Data collected during 45 days where the number of hours (that the boiler is ON) are plotted against the average outside temperature filtered by the day of the week (weekday: from Monday to Friday; weekend: Saturday and Sunday). The thermostat (powered by HA and appdaemon - kudos to the devs!) has different programs depending on the day of the week. A simple linear regression is also performed.
Conclusions:
- Even in the coldest days, the accumulated switched ON time is lower than the programming time to achieve the 21.5ºC inside temperature.
- The colder outside, the longer the boiler is switched ON (pretty obvious).
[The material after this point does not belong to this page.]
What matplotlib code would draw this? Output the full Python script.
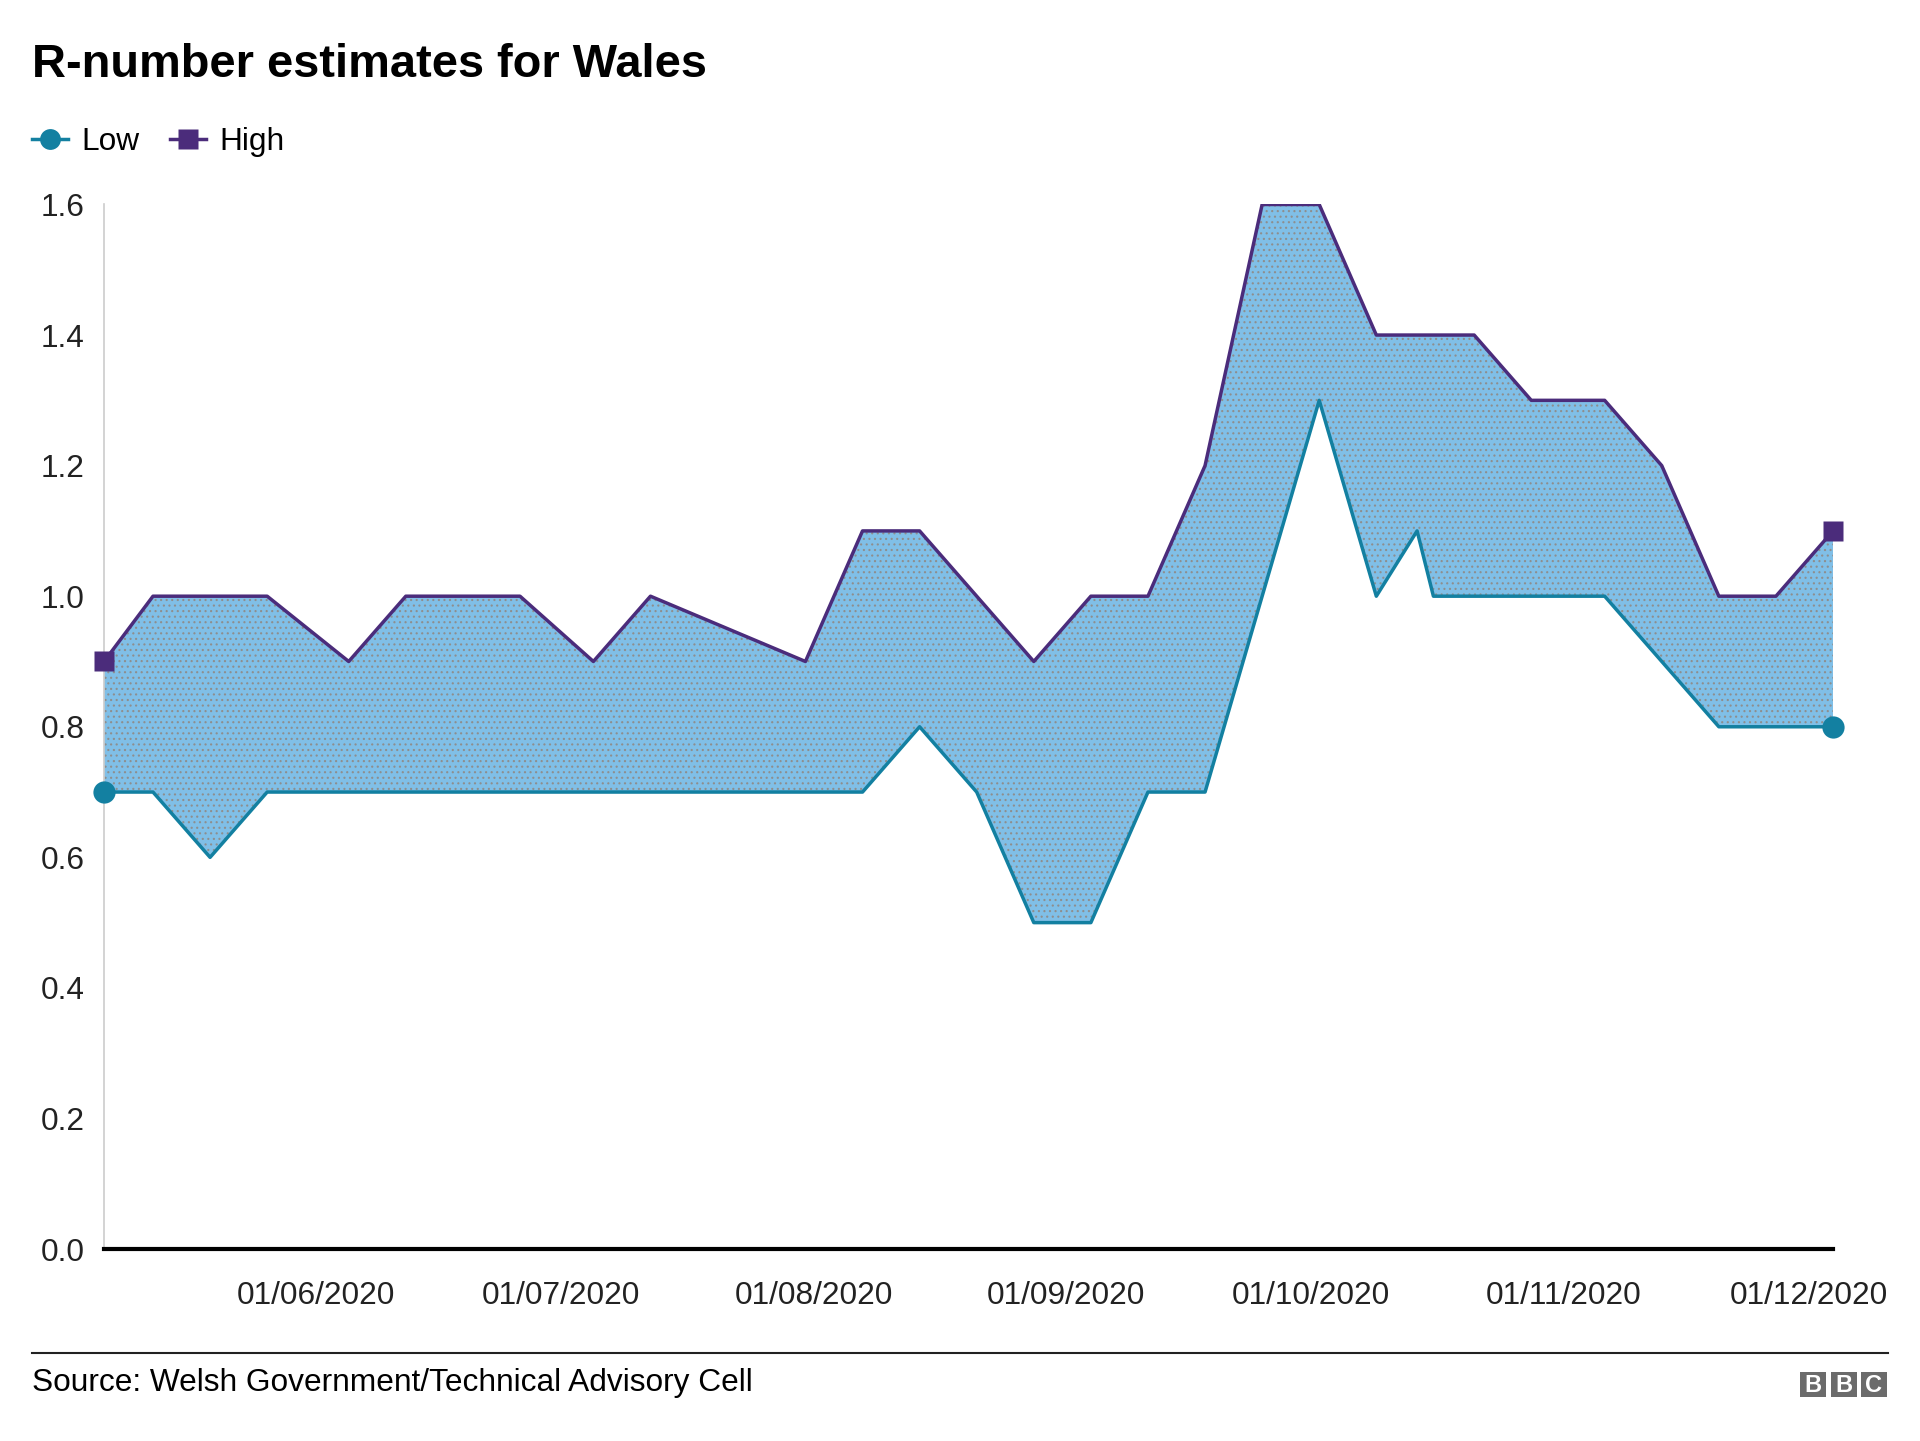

- The boiler is switched ON more time on weekends than on weekdays (up to one hour more when it’s coldest)
Children procrastination ranking
All the calendar maps below share the same color scale so comparison is straight-forward. They represent the daily accumulated time the tablets are switched ON.
Conclusions:
- The owner of Tablet 3 deserves a chocolate cake.
I’m happy to share the code if anyone is interested. If only I knew how to properly work with github…
Thanks to @robmarkcole for creating this thread!
Nice! @timseebeck yes please upload your working to Github, or allternativly check out kyso like the following:
@robmarkcole , sorry for the long silence. I’ve been learning this github thing (add, commit, push, and things like that). (I think) I succeeded
The jupyter notebook is here.
@robmarkcole Yes, I save the values of some selected sensors every 15 min in a text file located in a USB memory attached to my raspi (to avoid SD card wear). Then, I can perform long term analysis (months) without having an extremely huge database file. I also created an automation to upload the text file to Dropbox using this.
However, I’m open to hear other workflows since I’m a complete noob in these topics.